Lines that include the word "matplotlib" are the ones to copy.

DATA FOR THE TASK:
────
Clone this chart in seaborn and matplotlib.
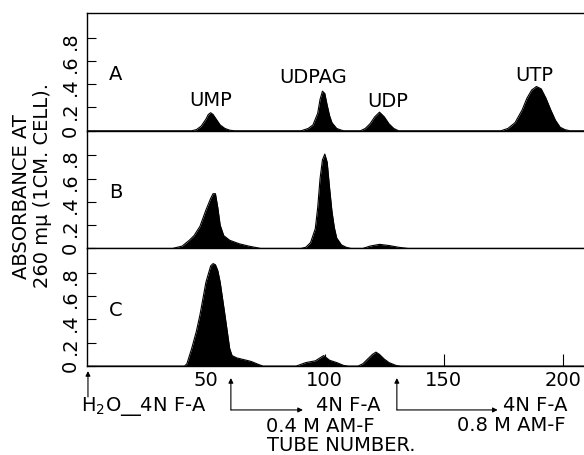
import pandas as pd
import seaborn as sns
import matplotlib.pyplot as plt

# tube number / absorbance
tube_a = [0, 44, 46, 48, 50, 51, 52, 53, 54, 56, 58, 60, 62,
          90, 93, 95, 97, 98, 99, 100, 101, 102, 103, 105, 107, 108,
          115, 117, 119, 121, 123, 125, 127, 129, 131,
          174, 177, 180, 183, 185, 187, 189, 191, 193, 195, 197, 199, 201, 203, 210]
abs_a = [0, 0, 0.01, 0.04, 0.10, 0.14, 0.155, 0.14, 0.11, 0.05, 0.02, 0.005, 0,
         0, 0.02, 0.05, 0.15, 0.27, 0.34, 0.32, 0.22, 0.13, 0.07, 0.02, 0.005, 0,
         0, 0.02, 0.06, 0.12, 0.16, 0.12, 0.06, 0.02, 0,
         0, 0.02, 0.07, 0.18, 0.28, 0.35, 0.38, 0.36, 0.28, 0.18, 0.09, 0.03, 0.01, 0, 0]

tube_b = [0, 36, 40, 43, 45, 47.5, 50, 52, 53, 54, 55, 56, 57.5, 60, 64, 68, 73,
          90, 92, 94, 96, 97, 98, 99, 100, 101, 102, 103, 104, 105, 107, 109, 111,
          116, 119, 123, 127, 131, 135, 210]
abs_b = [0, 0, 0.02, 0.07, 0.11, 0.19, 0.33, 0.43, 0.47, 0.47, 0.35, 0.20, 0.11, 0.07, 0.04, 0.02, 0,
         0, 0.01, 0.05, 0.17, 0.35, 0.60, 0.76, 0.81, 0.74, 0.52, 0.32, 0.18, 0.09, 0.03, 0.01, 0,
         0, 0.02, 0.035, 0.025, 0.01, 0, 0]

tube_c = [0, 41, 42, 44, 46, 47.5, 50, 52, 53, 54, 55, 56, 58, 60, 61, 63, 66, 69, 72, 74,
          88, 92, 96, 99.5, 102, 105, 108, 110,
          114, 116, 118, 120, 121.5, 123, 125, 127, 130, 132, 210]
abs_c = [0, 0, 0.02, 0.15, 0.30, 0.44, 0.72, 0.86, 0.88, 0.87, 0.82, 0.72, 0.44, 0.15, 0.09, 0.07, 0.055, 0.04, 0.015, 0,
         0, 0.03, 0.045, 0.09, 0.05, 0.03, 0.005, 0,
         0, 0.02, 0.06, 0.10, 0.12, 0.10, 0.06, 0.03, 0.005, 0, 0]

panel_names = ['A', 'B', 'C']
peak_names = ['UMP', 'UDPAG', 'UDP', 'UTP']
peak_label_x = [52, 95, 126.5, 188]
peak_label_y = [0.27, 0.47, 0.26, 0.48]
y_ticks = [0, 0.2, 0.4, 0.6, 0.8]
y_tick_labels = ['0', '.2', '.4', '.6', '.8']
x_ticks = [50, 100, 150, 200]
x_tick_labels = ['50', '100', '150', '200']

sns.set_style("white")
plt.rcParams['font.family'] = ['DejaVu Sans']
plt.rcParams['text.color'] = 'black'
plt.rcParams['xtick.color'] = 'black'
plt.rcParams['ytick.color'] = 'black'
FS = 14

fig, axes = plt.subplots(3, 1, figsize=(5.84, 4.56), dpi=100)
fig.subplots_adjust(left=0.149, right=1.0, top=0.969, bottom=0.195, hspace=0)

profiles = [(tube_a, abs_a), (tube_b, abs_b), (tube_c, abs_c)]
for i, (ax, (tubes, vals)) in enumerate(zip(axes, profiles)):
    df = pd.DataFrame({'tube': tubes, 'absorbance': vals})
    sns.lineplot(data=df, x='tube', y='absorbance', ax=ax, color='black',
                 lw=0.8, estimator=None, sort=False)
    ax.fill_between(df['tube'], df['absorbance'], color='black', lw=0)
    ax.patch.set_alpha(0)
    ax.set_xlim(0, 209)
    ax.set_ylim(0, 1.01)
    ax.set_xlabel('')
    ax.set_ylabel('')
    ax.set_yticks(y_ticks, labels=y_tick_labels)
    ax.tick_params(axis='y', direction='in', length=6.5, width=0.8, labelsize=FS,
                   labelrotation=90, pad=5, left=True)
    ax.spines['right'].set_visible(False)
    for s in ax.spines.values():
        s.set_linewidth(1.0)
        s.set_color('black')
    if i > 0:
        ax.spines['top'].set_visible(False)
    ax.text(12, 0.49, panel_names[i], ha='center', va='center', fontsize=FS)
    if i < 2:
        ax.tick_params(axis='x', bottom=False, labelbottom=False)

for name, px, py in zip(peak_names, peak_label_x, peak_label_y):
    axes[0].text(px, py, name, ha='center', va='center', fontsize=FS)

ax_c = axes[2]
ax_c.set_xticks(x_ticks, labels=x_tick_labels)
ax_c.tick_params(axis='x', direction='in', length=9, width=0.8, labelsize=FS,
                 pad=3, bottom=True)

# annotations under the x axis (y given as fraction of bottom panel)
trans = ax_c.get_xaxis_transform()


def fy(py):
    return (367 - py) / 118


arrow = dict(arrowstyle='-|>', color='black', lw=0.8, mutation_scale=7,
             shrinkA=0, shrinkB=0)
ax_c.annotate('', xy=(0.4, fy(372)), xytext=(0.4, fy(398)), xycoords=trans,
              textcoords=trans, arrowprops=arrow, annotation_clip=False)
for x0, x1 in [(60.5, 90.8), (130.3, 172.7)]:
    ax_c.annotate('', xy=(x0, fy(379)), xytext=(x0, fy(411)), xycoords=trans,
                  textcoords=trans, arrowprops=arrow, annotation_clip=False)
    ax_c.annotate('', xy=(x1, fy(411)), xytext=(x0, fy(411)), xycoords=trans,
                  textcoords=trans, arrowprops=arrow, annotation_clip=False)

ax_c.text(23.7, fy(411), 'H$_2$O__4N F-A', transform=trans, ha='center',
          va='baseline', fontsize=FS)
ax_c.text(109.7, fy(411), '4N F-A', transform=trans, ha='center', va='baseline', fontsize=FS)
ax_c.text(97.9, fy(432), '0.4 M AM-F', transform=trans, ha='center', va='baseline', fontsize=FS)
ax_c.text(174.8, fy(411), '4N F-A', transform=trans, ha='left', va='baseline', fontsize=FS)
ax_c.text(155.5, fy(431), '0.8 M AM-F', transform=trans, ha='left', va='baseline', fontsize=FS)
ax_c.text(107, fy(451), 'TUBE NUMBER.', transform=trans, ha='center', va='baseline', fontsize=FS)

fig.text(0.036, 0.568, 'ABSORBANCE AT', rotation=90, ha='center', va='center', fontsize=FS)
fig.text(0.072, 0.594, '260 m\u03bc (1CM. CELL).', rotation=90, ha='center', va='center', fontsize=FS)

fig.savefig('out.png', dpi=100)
────
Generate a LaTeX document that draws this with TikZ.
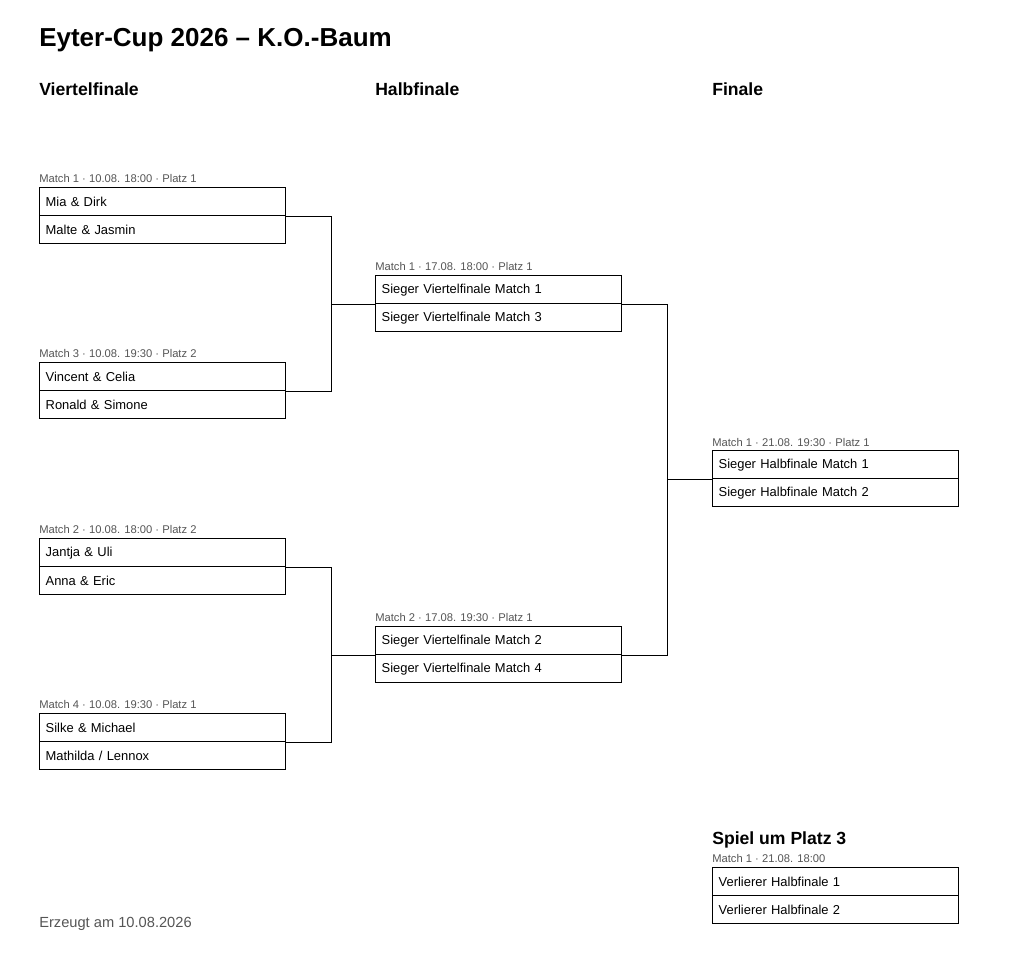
────
EXPECTED ANSWER:
Clone this chart in seaborn and matplotlib.
import matplotlib.pyplot as plt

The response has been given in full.